[Start Information shown]

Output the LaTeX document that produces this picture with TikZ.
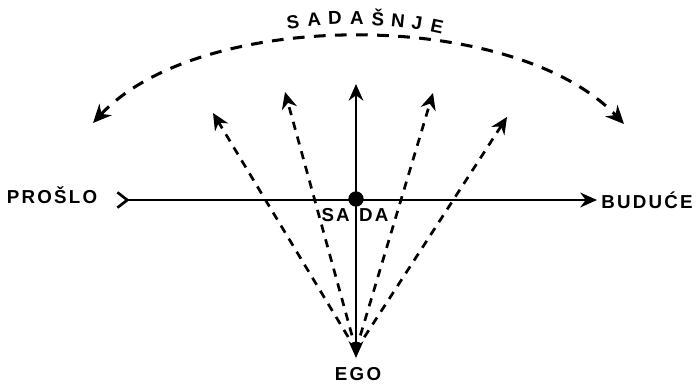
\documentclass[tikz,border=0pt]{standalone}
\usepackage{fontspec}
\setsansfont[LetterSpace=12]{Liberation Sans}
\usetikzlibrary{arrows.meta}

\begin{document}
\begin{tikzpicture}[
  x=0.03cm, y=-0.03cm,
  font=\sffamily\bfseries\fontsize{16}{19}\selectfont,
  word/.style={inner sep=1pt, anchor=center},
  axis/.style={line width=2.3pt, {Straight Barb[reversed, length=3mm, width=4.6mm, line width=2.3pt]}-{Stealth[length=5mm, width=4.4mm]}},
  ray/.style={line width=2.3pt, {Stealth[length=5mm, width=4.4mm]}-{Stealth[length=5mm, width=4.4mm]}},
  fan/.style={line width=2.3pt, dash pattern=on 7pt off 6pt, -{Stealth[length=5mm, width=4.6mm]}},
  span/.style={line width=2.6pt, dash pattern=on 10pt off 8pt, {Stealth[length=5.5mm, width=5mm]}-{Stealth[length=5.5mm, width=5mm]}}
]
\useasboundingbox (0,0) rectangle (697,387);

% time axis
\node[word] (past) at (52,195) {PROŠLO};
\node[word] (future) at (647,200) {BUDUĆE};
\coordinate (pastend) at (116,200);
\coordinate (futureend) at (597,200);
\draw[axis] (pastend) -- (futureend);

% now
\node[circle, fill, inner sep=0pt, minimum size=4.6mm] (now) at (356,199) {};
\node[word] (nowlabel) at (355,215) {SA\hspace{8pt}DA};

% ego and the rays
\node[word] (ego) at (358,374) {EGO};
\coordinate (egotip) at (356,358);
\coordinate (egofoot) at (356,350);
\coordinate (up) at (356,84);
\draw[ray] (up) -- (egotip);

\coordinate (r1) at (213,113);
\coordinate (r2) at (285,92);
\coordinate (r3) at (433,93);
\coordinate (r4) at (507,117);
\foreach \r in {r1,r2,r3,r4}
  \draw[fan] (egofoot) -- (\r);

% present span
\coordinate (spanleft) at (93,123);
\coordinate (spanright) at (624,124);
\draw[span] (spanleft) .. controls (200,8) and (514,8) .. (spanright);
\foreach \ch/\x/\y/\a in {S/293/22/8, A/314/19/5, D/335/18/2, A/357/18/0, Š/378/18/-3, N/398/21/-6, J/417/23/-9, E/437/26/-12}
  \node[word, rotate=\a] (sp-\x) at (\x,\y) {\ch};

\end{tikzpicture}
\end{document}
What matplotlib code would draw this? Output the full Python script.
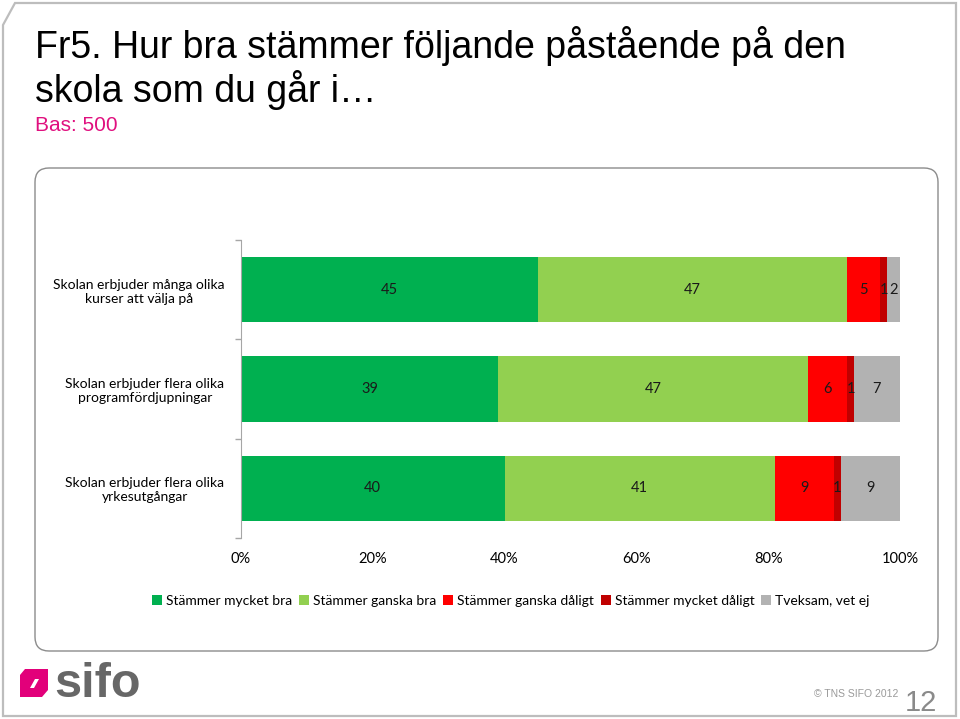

[End Information shown]

What the exercise asks »
Print out the material word for word, omitting the pictures.

Response below »
Output the LaTeX document that produces this picture with TikZ.
\documentclass[tikz,border=0pt]{standalone}
\usepackage{fontspec}
\setsansfont[LetterSpace=12]{Liberation Sans}
\usetikzlibrary{arrows.meta}

\begin{document}
\begin{tikzpicture}[
  x=0.03cm, y=-0.03cm,
  font=\sffamily\bfseries\fontsize{16}{19}\selectfont,
  word/.style={inner sep=1pt, anchor=center},
  axis/.style={line width=2.3pt, {Straight Barb[reversed, length=3mm, width=4.6mm, line width=2.3pt]}-{Stealth[length=5mm, width=4.4mm]}},
  ray/.style={line width=2.3pt, {Stealth[length=5mm, width=4.4mm]}-{Stealth[length=5mm, width=4.4mm]}},
  fan/.style={line width=2.3pt, dash pattern=on 7pt off 6pt, -{Stealth[length=5mm, width=4.6mm]}},
  span/.style={line width=2.6pt, dash pattern=on 10pt off 8pt, {Stealth[length=5.5mm, width=5mm]}-{Stealth[length=5.5mm, width=5mm]}}
]
\useasboundingbox (0,0) rectangle (697,387);

% time axis
\node[word] (past) at (52,195) {PROŠLO};
\node[word] (future) at (647,200) {BUDUĆE};
\coordinate (pastend) at (116,200);
\coordinate (futureend) at (597,200);
\draw[axis] (pastend) -- (futureend);

% now
\node[circle, fill, inner sep=0pt, minimum size=4.6mm] (now) at (356,199) {};
\node[word] (nowlabel) at (355,215) {SA\hspace{8pt}DA};

% ego and the rays
\node[word] (ego) at (358,374) {EGO};
\coordinate (egotip) at (356,358);
\coordinate (egofoot) at (356,350);
\coordinate (up) at (356,84);
\draw[ray] (up) -- (egotip);

\coordinate (r1) at (213,113);
\coordinate (r2) at (285,92);
\coordinate (r3) at (433,93);
\coordinate (r4) at (507,117);
\foreach \r in {r1,r2,r3,r4}
  \draw[fan] (egofoot) -- (\r);

% present span
\coordinate (spanleft) at (93,123);
\coordinate (spanright) at (624,124);
\draw[span] (spanleft) .. controls (200,8) and (514,8) .. (spanright);
\foreach \ch/\x/\y/\a in {S/293/22/8, A/314/19/5, D/335/18/2, A/357/18/0, Š/378/18/-3, N/398/21/-6, J/417/23/-9, E/437/26/-12}
  \node[word, rotate=\a] (sp-\x) at (\x,\y) {\ch};

\end{tikzpicture}
\end{document}
What matplotlib code would draw this? Output the full Python script.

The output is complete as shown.